Already it's apparent that you don't know what union types are and so anything you say about them will be invalid.

"Go to school, Joel. Learn something."

http://en.wikipedia.org/wiki/Tagged_union

> RDBMS and SQL are *very* strongly typed as part of First Normal Form.

The term "strongly typed" is no longer current. Have you read up on type theory at all? Perhaps you are trying to say something like "statically typed." Of course, whatever you meant to say, your point about 1NF is entirely incorrect. There is no mathematical reason to put any restriction on what can go in a set, or in a relation. And for Codd's idea of 1NF, it is only necessary to be able to distinguish whether a value is a relation or not, and to disallow relations as values in a tuple.
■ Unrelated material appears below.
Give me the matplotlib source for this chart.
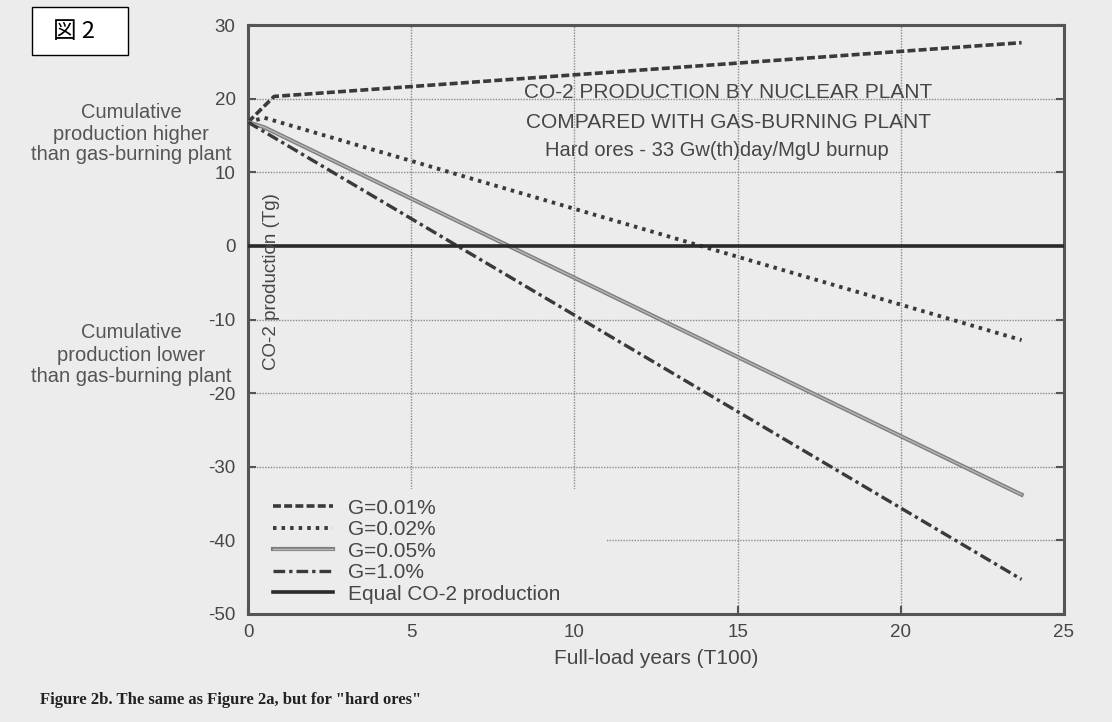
import matplotlib
matplotlib.use("Agg")
import matplotlib.pyplot as plt
from matplotlib.patches import Rectangle
from matplotlib.legend_handler import HandlerTuple

plt.rcParams['font.family'] = ['Liberation Sans', 'Noto Sans CJK JP', 'DejaVu Sans']
plt.rcParams['axes.unicode_minus'] = False

# ---- data ----
g001_x = [0.0, 0.8, 23.7]
g001_y = [16.8, 20.3, 27.6]
g002_x = [0.0, 0.5, 23.7]
g002_y = [16.8, 17.4, -12.8]
g005_x = [0.0, 0.5, 23.7]
g005_y = [16.8, 16.1, -33.8]
g1_x = [0.0, 23.7]
g1_y = [16.8, -45.3]
equal_x = [0.0, 25.0]
equal_y = [0.0, 0.0]

labels = ["G=0.01%", "G=0.02%", "G=0.05%", "G=1.0%", "Equal CO-2 production"]
xticks = [0, 5, 10, 15, 20, 25]
yticks = [30, 20, 10, 0, -10, -20, -30, -40, -50]
grid_x = [5, 10, 15, 20]
grid_y = [20, 10, -10, -20, -30, -40]
upper_note = ["Cumulative", "production higher", "than gas-burning plant"]
lower_note = ["Cumulative", "production lower", "than gas-burning plant"]

bg = '#ececec'
ink = '#3a3a3a'
txt = '#464646'

fig = plt.figure(figsize=(11.12, 7.22), dpi=100, facecolor=bg)
ax = fig.add_axes([248/1112, 1-614/722, (1064-248)/1112, (614-25)/722])
ax.set_facecolor(bg)

for gx in grid_x:
    ax.axvline(gx, color='#8a8a8a', lw=1.0, ls=(0, (1, 1)), zorder=1)
for gy in grid_y:
    ax.axhline(gy, color='#8a8a8a', lw=1.0, ls=(0, (1, 1)), zorder=1)

# blank area behind the legend (covers the grid as in the original)
ax.add_patch(Rectangle((0, -50), 11.0, 17.0, facecolor=bg, edgecolor='none', zorder=2))

l1, = ax.plot(g001_x, g001_y, color=ink, lw=2.6, ls=(0, (2.2, 0.9)), zorder=3)
l2, = ax.plot(g002_x, g002_y, color=ink, lw=2.8, ls=(0, (0.9, 1.3)), zorder=3)
l3a, = ax.plot(g005_x, g005_y, color='#7e7e7e', lw=3.0, ls='-', zorder=3)
l3b, = ax.plot(g005_x, g005_y, color='#b8b8b8', lw=1.0, ls='-', zorder=3)
l4, = ax.plot(g1_x, g1_y, color=ink, lw=2.4, ls=(0, (3.5, 1.2, 1.0, 1.2)), zorder=3)
l5, = ax.plot(equal_x, equal_y, color='#2a2a2a', lw=2.6, ls='-', zorder=4)

ax.set_xlim(0, 25)
ax.set_ylim(-50, 30)
ax.set_xticks(xticks)
ax.set_yticks(yticks)
ax.tick_params(direction='in', length=6, width=1.5, colors='#555555',
               labelsize=13.5, labelcolor=txt, top=False, right=True)
ax.tick_params(axis='x', pad=7)
ax.tick_params(axis='y', pad=9)
for s in ax.spines.values():
    s.set_color('#555555')
    s.set_linewidth(2.2)

ax.set_xlabel("Full-load years (T100)", fontsize=15, color=txt, labelpad=6)

leg = ax.legend([l1, l2, (l3a, l3b), l4, l5], labels, loc='upper left',
                bbox_to_anchor=(0.02, 0.21), frameon=False, fontsize=15,
                handlelength=2.9, handletextpad=0.7, labelspacing=0.12,
                borderpad=0.4, borderaxespad=0.0,
                handler_map={tuple: HandlerTuple(ndivide=1, pad=0)})
for t in leg.get_texts():
    t.set_color(txt)
leg.set_zorder(5)

# in-plot title
cx = (728 - 248) / 816
ax.text(cx, 1-(93-25)/589, "CO-2 PRODUCTION BY NUCLEAR PLANT", transform=ax.transAxes,
        ha='center', va='center', fontsize=15, color=txt, zorder=6)
ax.text(cx, 1-(122-25)/589, "COMPARED WITH GAS-BURNING PLANT", transform=ax.transAxes,
        ha='center', va='center', fontsize=15, color=txt, zorder=6)
ax.text((717-248)/816, 1-(150-25)/589, "Hard ores - 33 Gw(th)day/MgU burnup",
        transform=ax.transAxes, ha='center', va='center', fontsize=14.5, color=txt, zorder=6)

# y label inside the axes
fig.text(272/1112, 1-282/722, "CO-2 production (Tg)", rotation=90, ha='center',
         va='center', fontsize=13.5, color=txt)

# left annotations (one text per line, as in the original)
for line, ypx in zip(upper_note, [113, 134, 155]):
    fig.text(131/1112, 1-ypx/722, line, ha='center', va='center',
             fontsize=14.5, color='#555555')
for line, ypx in zip(lower_note, [333, 355, 377]):
    fig.text(131/1112, 1-ypx/722, line, ha='center', va='center',
             fontsize=14.5, color='#555555')

# figure label box
fig.patches.append(Rectangle((32/1112, 1-55/722), 96/1112, 48/722, transform=fig.transFigure,
                             facecolor='white', edgecolor='black', lw=1.0))
fig.text(74/1112, 1-32/722, "図 2", ha='center', va='center', fontsize=17,
         color='black', family=['Noto Sans CJK JP', 'DejaVu Sans'])

# caption
fig.text(40/1112, 1-700/722, 'Figure 2b. The same as Figure 2a, but for "hard ores"',
         ha='left', va='center', fontsize=12, fontweight='bold',
         family=['Liberation Serif', 'DejaVu Serif'], color='#222222')

fig.savefig("out.png", dpi=100, facecolor=bg)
> A scalar value has to have one and only one data type.

There are some decent type-theoretic reasons for this. Do you know what they are, I wonder?

> That is why Codd put NULLs into his type model.

Codd put NULL in his model because he didn't know any better. Type theory has come a long way since 1970. We now understand why 3VL is a bad idea, and we now understand more general, more typesafe ways to accomplish the few things it can do.